Washington’s tech policy wonks are celebrating an anniversary this week: 20 years ago Monday, President Bill Clinton signed the 1996 Telecommunications Act into law at the Library of Congress.
Designed to de-regulate aspects of the telecommunications business, it was the first overhaul of the law that created the Federal Communications Commission in more than six decades.
“It promotes competition as the key to opening new markets and new opportunities,” Clinton said at the bill signing. “It will help connect every classroom in America to the information superhighway by the end of the decade. It will protect consumers by regulating the remaining monopolies for a time and by providing a roadmap for deregulation in the future.”
Among other things, the bill brought deregulation to the cable industry and lifted the national cap on radio station ownership. It also eased the rules that apply to broadcasters.
It touched on universal service, the idea that the government should help make sure that all Americans have access to communications services. The act authorized the FCC's E-Rate program, which helps connect schools and libraries. That program remains in effect today; in 2013, President Obama asked the commission to look at expanding it.
A number of technology groups will commemorate the law’s passage next week, with players from big-name technology companies participating.
On Monday, technology groups and companies are expected to mark the signing of the bill. INCOMPAS, which represents the so-called “competitive” communications companies and used to be called COMPTEL, will hold a policy summit on Wednesday that includes Colin Crowell, the vice president of global public policy at Twitter, and representatives from the FCC and 21st Century Fox. The group is also throwing a party in honor of the anniversary.
The Georgetown Center for Business and Public Policy will also host an event evaluating the successes and failures of the law with some of the people involved in its creation.
Some have argued that parts of the law had detrimental effects on the communications market. A 2005 report from public interest group Common Cause found that political forces blunted its impact.
“In many ways, the Telecom Act failed to serve the public and did not deliver on its promise of more competition, more diversity, lower prices, more jobs and a booming economy,” the group said. “Instead, the public got more media concentration, less diversity, and higher prices.”
Technology has also changed substantially since the law was signed in 1996. Internet speeds have risen, with Americans making the switch from dial-up to broadband, which in turn has disrupted the old order in other industries, like broadcasting. And more recently, the rise of smartphones has forced regulators to confront challenges posed by mobile networks.

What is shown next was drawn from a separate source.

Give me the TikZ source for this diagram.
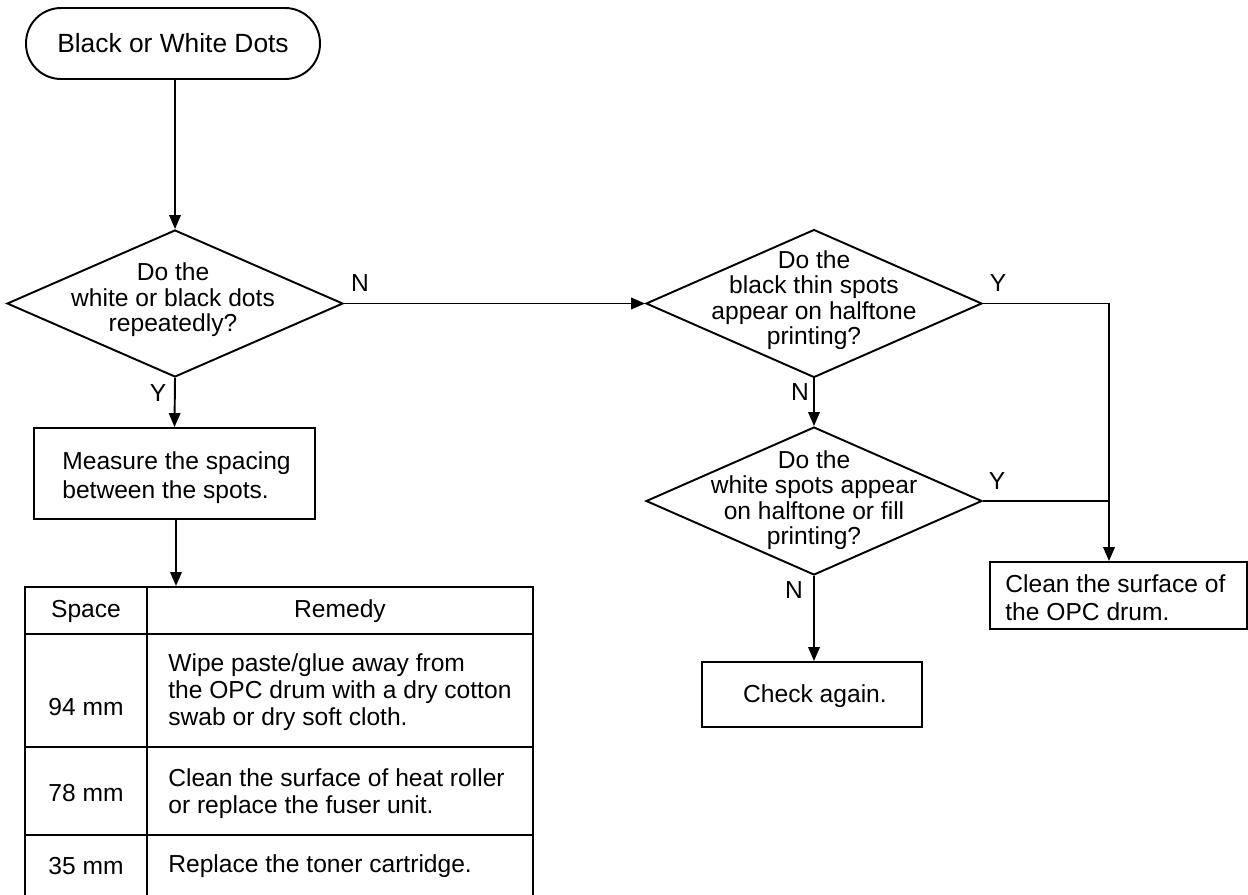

It had seemed as though lawmakers might update the law as the 20th anniversary approached. In 2013, House Energy and Commerce Committee Chair Fred Upton (R-Mich.) and Subcommittee on Communications and Technology Chair Greg Walden (R-Ore.) announced that they were embarking on a multi-year process to update the law.
“A lot has happened since the last update,” Walden said. "A lot of companies have been born out of the innovation of the communications act. There’s a lot that’s changed in the legal world.”
The lawmakers spent time talking to various stakeholders and begin to hone in on issues that could be addressed. But then the debate became more complicated when the FCC approved rules governing net neutrality almost a year ago.
Those regulations — which increased the FCC’s regulatory authority over Internet service providers — are reviled by many Republicans, who view them as a power grab. Their implementation heightened partisan tensions on the commission and has ratcheted up tensions between Chairman Tom Wheeler and Congress.
“Net neutrality certainly was a mini-atomic bomb in the middle of [the communications act update],” Walden told reporters last summer, before noting that he held hope that some sort of piecemeal update would be possible.
Since then, neither Walden's subcommittee or his Senate colleagues have gotten closer to an update.